§ **WHAT NEEDS TO BE DONE**
The listing below must be repeated word for word, with its images excluded.

§ **MATERIAL PROVIDED**

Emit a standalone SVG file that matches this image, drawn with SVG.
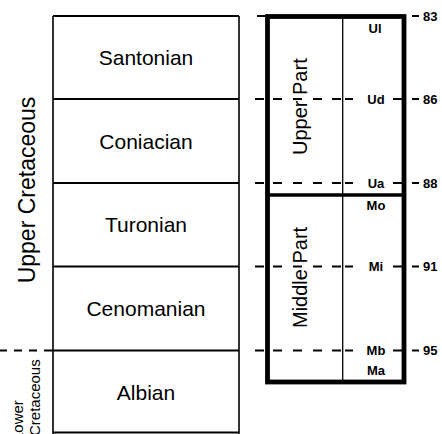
<svg xmlns="http://www.w3.org/2000/svg" width="442" height="434" viewBox="0 0 442 434">
<style>
text{font-family:"Liberation Sans",Arial,sans-serif;fill:#000}
.stage{font-size:21px;text-anchor:middle}
.era{font-size:23px;text-anchor:middle}
.part{font-size:20px}
.sub{font-size:13px;font-weight:bold;text-anchor:middle;dominant-baseline:central}
.num{font-size:13px;font-weight:bold;dominant-baseline:central}
.low{font-size:15px}
.thin{stroke:#000;stroke-width:1.6;fill:none}
.bnd{stroke:#000;stroke-width:2.2;fill:none}
.thick{stroke:#000;stroke-width:4.8;fill:none}
.dash{stroke:#000;stroke-width:2;fill:none}
</style>
<rect width="442" height="434" fill="#fff"/>
<g id="connectors">
<path class="dash" d="M257 16H265 M255 99H264 M273 99H282 M293 99H302 M313 99H322 M332 99H341 M345 99H353 M393 99H402 M255 183H264 M273 183H282 M293 183H302 M313 183H322 M332 183H341 M345 183H353 M393 183H402 M255 266.5H264 M273 266.5H282 M293 266.5H302 M313 266.5H322 M332 266.5H341 M345 266.5H353 M393 266.5H402 M255 350.5H264 M273 350.5H282 M293 350.5H302 M313 350.5H322 M332 350.5H341 M345 350.5H353 M393 350.5H402"/>
<path class="dash" d="M412 16H419 M412 99H419 M412 183H419 M412 266.5H419 M412 350.5H419"/>
<path class="dash" d="M0 350.5H7 M14 350.5H22 M29 350.5H37 M44 350.5H53"/>
</g>
<g id="stages">
<path class="thin" d="M53 16V434 M239 16V434"/>
<path class="bnd" d="M53 16H239 M53 99H239 M53 183H239 M53 266.5H239 M53 350.5H239 M53 432.5H239"/>
</g>
<g id="santonian"><text class="stage" x="146" y="65">Santonian</text></g>
<g id="coniacian"><text class="stage" x="146" y="149">Coniacian</text></g>
<g id="turonian"><text class="stage" x="146" y="232">Turonian</text></g>
<g id="cenomanian"><text class="stage" x="146" y="316">Cenomanian</text></g>
<g id="albian"><text class="stage" x="146" y="400">Albian</text></g>
<g id="upper-cretaceous"><text class="era" transform="translate(35,190) rotate(-90)">Upper Cretaceous</text></g>
<g id="lower-cretaceous">
<text class="low" transform="translate(23,441) rotate(-90)">Lower</text>
<text class="low" transform="translate(40,436) rotate(-90)">Cretaceous</text>
</g>
<g id="zones">
<rect class="thick" x="267.5" y="16.5" width="136.5" height="365.5"/>
<path stroke="#000" stroke-width="3.5" d="M267.5 195H404"/>
<path stroke="#000" stroke-width="1.3" d="M342.7 16.5V382"/>
</g>
<g id="upper-part"><text class="part" transform="translate(307,155) rotate(-90)">Upper Part</text></g>
<g id="middle-part"><text class="part" transform="translate(307,328) rotate(-90)">Middle Part</text></g>
<g id="labels">
<text class="sub" x="375" y="28">Ul</text>
<text class="sub" x="376" y="99">Ud</text>
<text class="sub" x="376" y="183">Ua</text>
<text class="sub" x="376" y="205">Mo</text>
<text class="sub" x="376" y="266.5">Mi</text>
<text class="sub" x="376" y="350.5">Mb</text>
<text class="sub" x="376" y="370">Ma</text>
</g>
<g id="ages">
<text class="num" x="423" y="16">83</text>
<text class="num" x="423" y="99">86</text>
<text class="num" x="423" y="183">88</text>
<text class="num" x="423" y="266.5">91</text>
<text class="num" x="423" y="350.5">95</text>
</g>
</svg>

§ **SOLUTION TO THIS EXERCISE**
Emit a standalone SVG file that matches this image, drawn with SVG.
<svg xmlns="http://www.w3.org/2000/svg" width="442" height="434" viewBox="0 0 442 434">
<style>
text{font-family:"Liberation Sans",Arial,sans-serif;fill:#000}
.stage{font-size:21px;text-anchor:middle}
.era{font-size:23px;text-anchor:middle}
.part{font-size:20px}
.sub{font-size:13px;font-weight:bold;text-anchor:middle;dominant-baseline:central}
.num{font-size:13px;font-weight:bold;dominant-baseline:central}
.low{font-size:15px}
.thin{stroke:#000;stroke-width:1.6;fill:none}
.bnd{stroke:#000;stroke-width:2.2;fill:none}
.thick{stroke:#000;stroke-width:4.8;fill:none}
.dash{stroke:#000;stroke-width:2;fill:none}
</style>
<rect width="442" height="434" fill="#fff"/>
<g id="connectors">
<path class="dash" d="M257 16H265 M255 99H264 M273 99H282 M293 99H302 M313 99H322 M332 99H341 M345 99H353 M393 99H402 M255 183H264 M273 183H282 M293 183H302 M313 183H322 M332 183H341 M345 183H353 M393 183H402 M255 266.5H264 M273 266.5H282 M293 266.5H302 M313 266.5H322 M332 266.5H341 M345 266.5H353 M393 266.5H402 M255 350.5H264 M273 350.5H282 M293 350.5H302 M313 350.5H322 M332 350.5H341 M345 350.5H353 M393 350.5H402"/>
<path class="dash" d="M412 16H419 M412 99H419 M412 183H419 M412 266.5H419 M412 350.5H419"/>
<path class="dash" d="M0 350.5H7 M14 350.5H22 M29 350.5H37 M44 350.5H53"/>
</g>
<g id="stages">
<path class="thin" d="M53 16V434 M239 16V434"/>
<path class="bnd" d="M53 16H239 M53 99H239 M53 183H239 M53 266.5H239 M53 350.5H239 M53 432.5H239"/>
</g>
<g id="santonian"><text class="stage" x="146" y="65">Santonian</text></g>
<g id="coniacian"><text class="stage" x="146" y="149">Coniacian</text></g>
<g id="turonian"><text class="stage" x="146" y="232">Turonian</text></g>
<g id="cenomanian"><text class="stage" x="146" y="316">Cenomanian</text></g>
<g id="albian"><text class="stage" x="146" y="400">Albian</text></g>
<g id="upper-cretaceous"><text class="era" transform="translate(35,190) rotate(-90)">Upper Cretaceous</text></g>
<g id="lower-cretaceous">
<text class="low" transform="translate(23,441) rotate(-90)">Lower</text>
<text class="low" transform="translate(40,436) rotate(-90)">Cretaceous</text>
</g>
<g id="zones">
<rect class="thick" x="267.5" y="16.5" width="136.5" height="365.5"/>
<path stroke="#000" stroke-width="3.5" d="M267.5 195H404"/>
<path stroke="#000" stroke-width="1.3" d="M342.7 16.5V382"/>
</g>
<g id="upper-part"><text class="part" transform="translate(307,155) rotate(-90)">Upper Part</text></g>
<g id="middle-part"><text class="part" transform="translate(307,328) rotate(-90)">Middle Part</text></g>
<g id="labels">
<text class="sub" x="375" y="28">Ul</text>
<text class="sub" x="376" y="99">Ud</text>
<text class="sub" x="376" y="183">Ua</text>
<text class="sub" x="376" y="205">Mo</text>
<text class="sub" x="376" y="266.5">Mi</text>
<text class="sub" x="376" y="350.5">Mb</text>
<text class="sub" x="376" y="370">Ma</text>
</g>
<g id="ages">
<text class="num" x="423" y="16">83</text>
<text class="num" x="423" y="99">86</text>
<text class="num" x="423" y="183">88</text>
<text class="num" x="423" y="266.5">91</text>
<text class="num" x="423" y="350.5">95</text>
</g>
</svg>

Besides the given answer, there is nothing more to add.